Given problem
Exactly as written, retype the listing below, omitting the pictures.
-- BEGIN --
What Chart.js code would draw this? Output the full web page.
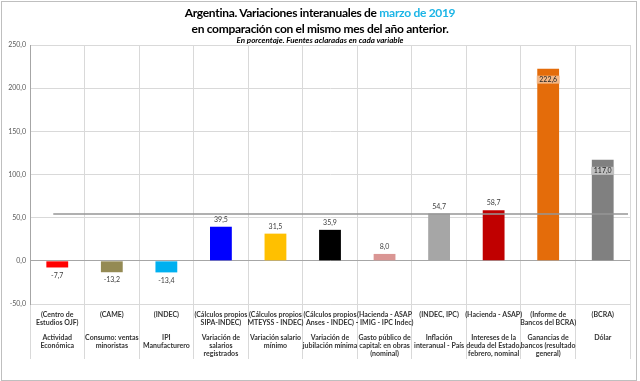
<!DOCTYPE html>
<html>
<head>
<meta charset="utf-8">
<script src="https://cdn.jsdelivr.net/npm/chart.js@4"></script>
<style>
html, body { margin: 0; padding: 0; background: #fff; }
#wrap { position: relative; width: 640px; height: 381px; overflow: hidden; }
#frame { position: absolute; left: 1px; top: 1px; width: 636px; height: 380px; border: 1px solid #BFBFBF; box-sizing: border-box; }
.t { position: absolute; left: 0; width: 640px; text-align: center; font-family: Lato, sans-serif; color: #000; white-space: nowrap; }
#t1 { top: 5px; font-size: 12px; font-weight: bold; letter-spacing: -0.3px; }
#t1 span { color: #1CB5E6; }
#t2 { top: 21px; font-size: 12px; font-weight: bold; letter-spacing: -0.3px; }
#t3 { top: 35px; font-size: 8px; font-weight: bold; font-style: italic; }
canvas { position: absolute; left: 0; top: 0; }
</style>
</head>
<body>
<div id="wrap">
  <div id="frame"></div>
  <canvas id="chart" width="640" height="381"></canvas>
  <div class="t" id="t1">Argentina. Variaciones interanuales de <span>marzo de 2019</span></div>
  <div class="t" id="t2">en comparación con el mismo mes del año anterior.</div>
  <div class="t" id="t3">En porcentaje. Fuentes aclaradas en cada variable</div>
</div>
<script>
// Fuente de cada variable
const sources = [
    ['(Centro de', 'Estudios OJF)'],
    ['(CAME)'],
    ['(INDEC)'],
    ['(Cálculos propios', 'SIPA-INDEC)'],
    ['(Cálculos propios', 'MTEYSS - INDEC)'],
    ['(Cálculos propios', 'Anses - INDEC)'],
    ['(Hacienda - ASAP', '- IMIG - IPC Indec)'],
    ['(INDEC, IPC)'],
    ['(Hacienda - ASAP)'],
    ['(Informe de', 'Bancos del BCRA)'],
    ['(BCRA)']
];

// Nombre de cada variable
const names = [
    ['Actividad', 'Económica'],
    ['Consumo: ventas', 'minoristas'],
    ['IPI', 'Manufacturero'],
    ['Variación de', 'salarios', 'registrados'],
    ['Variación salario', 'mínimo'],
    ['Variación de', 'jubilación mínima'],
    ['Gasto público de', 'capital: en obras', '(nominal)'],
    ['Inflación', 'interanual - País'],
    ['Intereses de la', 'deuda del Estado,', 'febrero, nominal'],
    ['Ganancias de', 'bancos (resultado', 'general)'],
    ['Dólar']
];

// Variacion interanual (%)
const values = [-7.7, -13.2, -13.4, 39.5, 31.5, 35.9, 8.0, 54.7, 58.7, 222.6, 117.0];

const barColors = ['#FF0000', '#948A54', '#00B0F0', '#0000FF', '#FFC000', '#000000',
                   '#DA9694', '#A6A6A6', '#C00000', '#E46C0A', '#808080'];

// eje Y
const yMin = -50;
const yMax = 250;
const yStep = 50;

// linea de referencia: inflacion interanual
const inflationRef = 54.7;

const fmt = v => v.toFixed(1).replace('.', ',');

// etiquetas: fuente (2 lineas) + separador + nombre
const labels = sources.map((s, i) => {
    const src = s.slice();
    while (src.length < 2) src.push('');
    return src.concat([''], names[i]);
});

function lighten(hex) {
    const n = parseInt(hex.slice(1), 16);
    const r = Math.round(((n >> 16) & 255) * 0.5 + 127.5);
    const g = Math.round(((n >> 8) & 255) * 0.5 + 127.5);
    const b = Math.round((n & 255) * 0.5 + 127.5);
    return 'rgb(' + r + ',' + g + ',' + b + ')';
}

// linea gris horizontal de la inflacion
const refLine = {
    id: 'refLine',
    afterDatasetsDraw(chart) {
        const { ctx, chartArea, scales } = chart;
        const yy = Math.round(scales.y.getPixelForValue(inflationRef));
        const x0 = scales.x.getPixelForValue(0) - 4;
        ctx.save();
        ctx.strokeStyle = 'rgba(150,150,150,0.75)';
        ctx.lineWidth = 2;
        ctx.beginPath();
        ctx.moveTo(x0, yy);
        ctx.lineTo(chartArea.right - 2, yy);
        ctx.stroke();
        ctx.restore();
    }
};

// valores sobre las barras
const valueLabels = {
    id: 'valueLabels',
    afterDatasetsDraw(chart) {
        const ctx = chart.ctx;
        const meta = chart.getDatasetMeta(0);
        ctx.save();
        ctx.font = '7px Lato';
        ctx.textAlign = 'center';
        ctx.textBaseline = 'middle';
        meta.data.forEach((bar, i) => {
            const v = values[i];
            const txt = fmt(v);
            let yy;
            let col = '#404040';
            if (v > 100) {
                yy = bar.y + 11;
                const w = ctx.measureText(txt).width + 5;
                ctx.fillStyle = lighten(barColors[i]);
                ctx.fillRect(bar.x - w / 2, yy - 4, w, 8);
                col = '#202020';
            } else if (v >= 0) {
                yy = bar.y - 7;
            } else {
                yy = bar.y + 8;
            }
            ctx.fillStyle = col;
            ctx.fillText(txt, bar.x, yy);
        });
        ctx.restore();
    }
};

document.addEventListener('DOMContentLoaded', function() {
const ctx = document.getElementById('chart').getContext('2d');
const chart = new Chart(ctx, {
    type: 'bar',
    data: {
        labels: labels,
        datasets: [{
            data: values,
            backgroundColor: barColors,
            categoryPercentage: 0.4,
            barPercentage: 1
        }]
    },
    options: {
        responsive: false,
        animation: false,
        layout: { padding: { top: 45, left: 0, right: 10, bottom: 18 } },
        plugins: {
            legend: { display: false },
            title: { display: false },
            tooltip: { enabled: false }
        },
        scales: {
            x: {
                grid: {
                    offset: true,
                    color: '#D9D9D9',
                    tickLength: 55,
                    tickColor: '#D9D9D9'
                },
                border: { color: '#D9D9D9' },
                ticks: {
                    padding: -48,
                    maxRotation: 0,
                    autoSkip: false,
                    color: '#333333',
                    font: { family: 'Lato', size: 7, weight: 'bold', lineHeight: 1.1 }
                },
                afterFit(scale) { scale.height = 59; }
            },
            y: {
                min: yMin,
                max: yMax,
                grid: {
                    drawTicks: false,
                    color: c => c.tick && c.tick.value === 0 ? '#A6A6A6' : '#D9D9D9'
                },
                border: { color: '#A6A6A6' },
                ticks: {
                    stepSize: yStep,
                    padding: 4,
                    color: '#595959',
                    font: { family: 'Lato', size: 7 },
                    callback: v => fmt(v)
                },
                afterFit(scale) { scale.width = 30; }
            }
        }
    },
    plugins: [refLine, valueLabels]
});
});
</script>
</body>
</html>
-- END --
Task response
What Chart.js code would draw this? Output the full web page.
<!DOCTYPE html>
<html>
<head>
<meta charset="utf-8">
<script src="https://cdn.jsdelivr.net/npm/chart.js@4"></script>
<style>
html, body { margin: 0; padding: 0; background: #fff; }
#wrap { position: relative; width: 640px; height: 381px; overflow: hidden; }
#frame { position: absolute; left: 1px; top: 1px; width: 636px; height: 380px; border: 1px solid #BFBFBF; box-sizing: border-box; }
.t { position: absolute; left: 0; width: 640px; text-align: center; font-family: Lato, sans-serif; color: #000; white-space: nowrap; }
#t1 { top: 5px; font-size: 12px; font-weight: bold; letter-spacing: -0.3px; }
#t1 span { color: #1CB5E6; }
#t2 { top: 21px; font-size: 12px; font-weight: bold; letter-spacing: -0.3px; }
#t3 { top: 35px; font-size: 8px; font-weight: bold; font-style: italic; }
canvas { position: absolute; left: 0; top: 0; }
</style>
</head>
<body>
<div id="wrap">
  <div id="frame"></div>
  <canvas id="chart" width="640" height="381"></canvas>
  <div class="t" id="t1">Argentina. Variaciones interanuales de <span>marzo de 2019</span></div>
  <div class="t" id="t2">en comparación con el mismo mes del año anterior.</div>
  <div class="t" id="t3">En porcentaje. Fuentes aclaradas en cada variable</div>
</div>
<script>
// Fuente de cada variable
const sources = [
    ['(Centro de', 'Estudios OJF)'],
    ['(CAME)'],
    ['(INDEC)'],
    ['(Cálculos propios', 'SIPA-INDEC)'],
    ['(Cálculos propios', 'MTEYSS - INDEC)'],
    ['(Cálculos propios', 'Anses - INDEC)'],
    ['(Hacienda - ASAP', '- IMIG - IPC Indec)'],
    ['(INDEC, IPC)'],
    ['(Hacienda - ASAP)'],
    ['(Informe de', 'Bancos del BCRA)'],
    ['(BCRA)']
];

// Nombre de cada variable
const names = [
    ['Actividad', 'Económica'],
    ['Consumo: ventas', 'minoristas'],
    ['IPI', 'Manufacturero'],
    ['Variación de', 'salarios', 'registrados'],
    ['Variación salario', 'mínimo'],
    ['Variación de', 'jubilación mínima'],
    ['Gasto público de', 'capital: en obras', '(nominal)'],
    ['Inflación', 'interanual - País'],
    ['Intereses de la', 'deuda del Estado,', 'febrero, nominal'],
    ['Ganancias de', 'bancos (resultado', 'general)'],
    ['Dólar']
];

// Variacion interanual (%)
const values = [-7.7, -13.2, -13.4, 39.5, 31.5, 35.9, 8.0, 54.7, 58.7, 222.6, 117.0];

const barColors = ['#FF0000', '#948A54', '#00B0F0', '#0000FF', '#FFC000', '#000000',
                   '#DA9694', '#A6A6A6', '#C00000', '#E46C0A', '#808080'];

// eje Y
const yMin = -50;
const yMax = 250;
const yStep = 50;

// linea de referencia: inflacion interanual
const inflationRef = 54.7;

const fmt = v => v.toFixed(1).replace('.', ',');

// etiquetas: fuente (2 lineas) + separador + nombre
const labels = sources.map((s, i) => {
    const src = s.slice();
    while (src.length < 2) src.push('');
    return src.concat([''], names[i]);
});

function lighten(hex) {
    const n = parseInt(hex.slice(1), 16);
    const r = Math.round(((n >> 16) & 255) * 0.5 + 127.5);
    const g = Math.round(((n >> 8) & 255) * 0.5 + 127.5);
    const b = Math.round((n & 255) * 0.5 + 127.5);
    return 'rgb(' + r + ',' + g + ',' + b + ')';
}

// linea gris horizontal de la inflacion
const refLine = {
    id: 'refLine',
    afterDatasetsDraw(chart) {
        const { ctx, chartArea, scales } = chart;
        const yy = Math.round(scales.y.getPixelForValue(inflationRef));
        const x0 = scales.x.getPixelForValue(0) - 4;
        ctx.save();
        ctx.strokeStyle = 'rgba(150,150,150,0.75)';
        ctx.lineWidth = 2;
        ctx.beginPath();
        ctx.moveTo(x0, yy);
        ctx.lineTo(chartArea.right - 2, yy);
        ctx.stroke();
        ctx.restore();
    }
};

// valores sobre las barras
const valueLabels = {
    id: 'valueLabels',
    afterDatasetsDraw(chart) {
        const ctx = chart.ctx;
        const meta = chart.getDatasetMeta(0);
        ctx.save();
        ctx.font = '7px Lato';
        ctx.textAlign = 'center';
        ctx.textBaseline = 'middle';
        meta.data.forEach((bar, i) => {
            const v = values[i];
            const txt = fmt(v);
            let yy;
            let col = '#404040';
            if (v > 100) {
                yy = bar.y + 11;
                const w = ctx.measureText(txt).width + 5;
                ctx.fillStyle = lighten(barColors[i]);
                ctx.fillRect(bar.x - w / 2, yy - 4, w, 8);
                col = '#202020';
            } else if (v >= 0) {
                yy = bar.y - 7;
            } else {
                yy = bar.y + 8;
            }
            ctx.fillStyle = col;
            ctx.fillText(txt, bar.x, yy);
        });
        ctx.restore();
    }
};

document.addEventListener('DOMContentLoaded', function() {
const ctx = document.getElementById('chart').getContext('2d');
const chart = new Chart(ctx, {
    type: 'bar',
    data: {
        labels: labels,
        datasets: [{
            data: values,
            backgroundColor: barColors,
            categoryPercentage: 0.4,
            barPercentage: 1
        }]
    },
    options: {
        responsive: false,
        animation: false,
        layout: { padding: { top: 45, left: 0, right: 10, bottom: 18 } },
        plugins: {
            legend: { display: false },
            title: { display: false },
            tooltip: { enabled: false }
        },
        scales: {
            x: {
                grid: {
                    offset: true,
                    color: '#D9D9D9',
                    tickLength: 55,
                    tickColor: '#D9D9D9'
                },
                border: { color: '#D9D9D9' },
                ticks: {
                    padding: -48,
                    maxRotation: 0,
                    autoSkip: false,
                    color: '#333333',
                    font: { family: 'Lato', size: 7, weight: 'bold', lineHeight: 1.1 }
                },
                afterFit(scale) { scale.height = 59; }
            },
            y: {
                min: yMin,
                max: yMax,
                grid: {
                    drawTicks: false,
                    color: c => c.tick && c.tick.value === 0 ? '#A6A6A6' : '#D9D9D9'
                },
                border: { color: '#A6A6A6' },
                ticks: {
                    stepSize: yStep,
                    padding: 4,
                    color: '#595959',
                    font: { family: 'Lato', size: 7 },
                    callback: v => fmt(v)
                },
                afterFit(scale) { scale.width = 30; }
            }
        }
    },
    plugins: [refLine, valueLabels]
});
});
</script>
</body>
</html>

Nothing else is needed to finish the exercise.